The reason the European Union (EU) regulators have made the distinction of making ABS investors more accountable is because European securitizations, particularly euro-denominated deals, are often bought up by big European banks.

"It creates a slightly different dynamic than in the U.S., where you don't really see banks as major buyers," said Lynn Maxwell, managing director at HSBC who is based in London and runs flow securitization for U.S. and Europe for the bank. She was also a speaker at the ASF seminar.

As a result, the European market is very much dependent on banks for liquidity. Maxwell said that CRD 122A was structured to ensure that the liquidity remained for bonds so that they could be sold to the banks.

However, Maxwell added that it is possible for issuers to structure a deal that isn't sold to banks and evade the raft of requirements under CRD.

"It depends - if you are doing a significant private placement for which you would pay an illiquidity premium on the bond, then you could structure it without being worried about CRD," she said. "But if you are looking to widely place a structure, then 122A is essential."

Another difference is that the CRD 122A has already been effected in Europe whereas the proposed rules on risk retention requirements in the U.S. are still being worked through.
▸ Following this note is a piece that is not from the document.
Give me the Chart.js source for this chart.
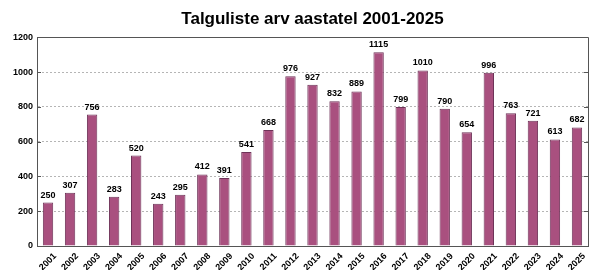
<!DOCTYPE html>
<html>
<head>
<meta charset="utf-8">
<script src="https://cdn.jsdelivr.net/npm/chart.js@4.4.1/dist/chart.umd.min.js"></script>
<style>
html,body{margin:0;padding:0;background:#fff;}
#wrap{width:600px;height:270px;position:relative;}
</style>
</head>
<body>
<div id="wrap"><canvas id="c" width="600" height="270"></canvas></div>
<script>
const years = ['2001','2002','2003','2004','2005','2006','2007','2008','2009','2010','2011','2012','2013','2014','2015','2016','2017','2018','2019','2020','2021','2022','2023','2024','2025'];
const counts = [250,307,756,283,520,243,295,412,391,541,668,976,927,832,889,1115,799,1010,790,654,996,763,721,613,682];
const yTicks = [0,200,400,600,800,1000,1200];
const titleText = 'Talguliste arv aastatel 2001-2025';

const FONT = '"Liberation Sans", Arial, sans-serif';

const frameAndLabels = {
  id: 'frameAndLabels',
  afterDatasetsDraw(chart) {
    const ctx = chart.ctx;
    const meta = chart.getDatasetMeta(0);
    ctx.save();
    ctx.fillStyle = '#000';
    ctx.font = 'bold 9px ' + FONT;
    ctx.textAlign = 'center';
    ctx.textBaseline = 'bottom';
    meta.data.forEach((el, i) => {
      ctx.fillText(String(counts[i]), el.x, el.y - 3);
    });
    ctx.restore();
  },
  afterDraw(chart) {
    const ctx = chart.ctx;
    const a = chart.chartArea;
    const ys = chart.scales.y;
    ctx.save();
    ctx.strokeStyle = '#555';
    ctx.lineWidth = 1;
    ctx.beginPath();
    ctx.moveTo(Math.round(a.left) + 0.5, Math.round(a.top) + 0.5);
    ctx.lineTo(Math.round(a.right) + 0.5, Math.round(a.top) + 0.5);
    ctx.lineTo(Math.round(a.right) + 0.5, Math.round(a.bottom) + 0.5);
    ctx.stroke();
    yTicks.forEach(v => {
      const y = Math.round(ys.getPixelForValue(v)) + 0.5;
      ctx.beginPath();
      ctx.moveTo(Math.round(a.right) - 4, y);
      ctx.lineTo(Math.round(a.right), y);
      ctx.moveTo(Math.round(a.left), y);
      ctx.lineTo(Math.round(a.left) + 4, y);
      ctx.stroke();
    });
    ctx.restore();
  }
};

new Chart(document.getElementById('c'), {
  type: 'bar',
  data: {
    labels: years,
    datasets: [{
      data: counts,
      backgroundColor: '#A9507F',
      borderColor: '#6E3358',
      borderWidth: 1,
      categoryPercentage: 1,
      barPercentage: 0.47
    }]
  },
  options: {
    responsive: false,
    animation: false,
    devicePixelRatio: 1,
    layout: { padding: { left: 0, right: 12, top: 0, bottom: 0 } },
    plugins: {
      legend: { display: false },
      tooltip: { enabled: false },
      title: {
        display: true,
        text: titleText,
        fullSize: false,
        color: '#000',
        font: { family: FONT, size: 17, weight: 'bold' },
        padding: { top: 9, bottom: 8 }
      }
    },
    scales: {
      x: {
        grid: { display: false, drawTicks: false },
        border: { display: true, color: '#555', width: 1 },
        ticks: {
          color: '#000',
          font: { family: FONT, size: 9, weight: 'bold' },
          minRotation: 45,
          maxRotation: 45,
          autoSkip: false,
          padding: 5,
          labelOffset: 7
        },
        afterFit(s) { s.height = 24; }
      },
      y: {
        min: 0,
        max: 1200,
        afterBuildTicks(s) { s.ticks = yTicks.map(v => ({ value: v })); },
        grid: { color: '#b5b5b5', lineWidth: 1, drawTicks: false },
        border: { display: true, color: '#555', width: 1, dash: [2, 2] },
        ticks: {
          color: '#000',
          font: { family: FONT, size: 9, weight: 'bold' },
          padding: 4,
          callback: (v) => String(v)
        },
        afterFit(s) { s.width = 37; }
      }
    }
  },
  plugins: [frameAndLabels]
});
</script>
</body>
</html>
Parachini said this could still create a situation where the final rules will either converge to look more like the CRD 122A or diverge and create opportunities for arbitrage.

Andrew Peterson, a finance partner at K&L Gates, also speaking at the ASF seminar, said that the trouble with creating such a blunt instrument as a set number for risk retention is that if it isn't applied evenly across the board, it could create problems for the market.

Along with their risk retention proposals, U.S. regulators have also presented a situation where issuers can obtain exemptions. The skin-in-the-game can also be shared between the originator, sponsor and B-piece holder. By contrast, in the EU, regulators have basically said that credit institutions that have taken a position in securitization must stick to one form of risk retention for the life of the deal.

European regulators have also said that the 5% risk retention will stick across asset classes despite their quality. German regulators have gone even further and at the end of 2012 plan to implement a 10% risk weight to all securitizations, a move that they believe will deter investors from taking on risk.

"One of the big differences is that the CRD rules seemingly provide some flexibility in the guidance on which players can comply with the rules and they seemingly give some credence to certain structures that are more aligned already with the outcome that they are seeking to achieve with risk retention," Parachini said. "So there is a logical conclusion that you can take to make these deals exempt, except the CRD didn't go ahead and do that."

As a result, the securitization industry will see no exemptions from Europe, while U.S. issuers - if they issue qualifying loans and follow the prescribed underwriting criteria under the qualified residential mortgage (QRM) - can have considerably more exemptions. It remains uncertain if the divide will affect investor and issuer behavior, Parachini added.

"If someone was incentivized by achieving 0% risk retention to focus solely on QRMs, it means that the universe of loans out there to be refinanced would go by the wayside given the strict definition of QRM," Peterson said. It is a situation that could prove most unfavorable to borrowers that fall outside of the QRM criteria.

Maxwell said that consistency is key to sending out the right message to the industry. If the whole objective of regulators was to discourage the originate-to-distribute model, then creating an environment that allows for exemption isn't consistent with that view.

"The moment you start to introduce exemptions even for high-quality collateral, what does that say about originate- to-distribute?" Maxwell said. "The asset classes that we didn't have trouble with from the originate-to-distribute model pre-crisis are being hit by a lot of rules in an effort to ensure that they do keep skin-in-the-game. Inevitably those players that used to use the model and didn't keep skin-in-the-game will be looking to use those exemptions."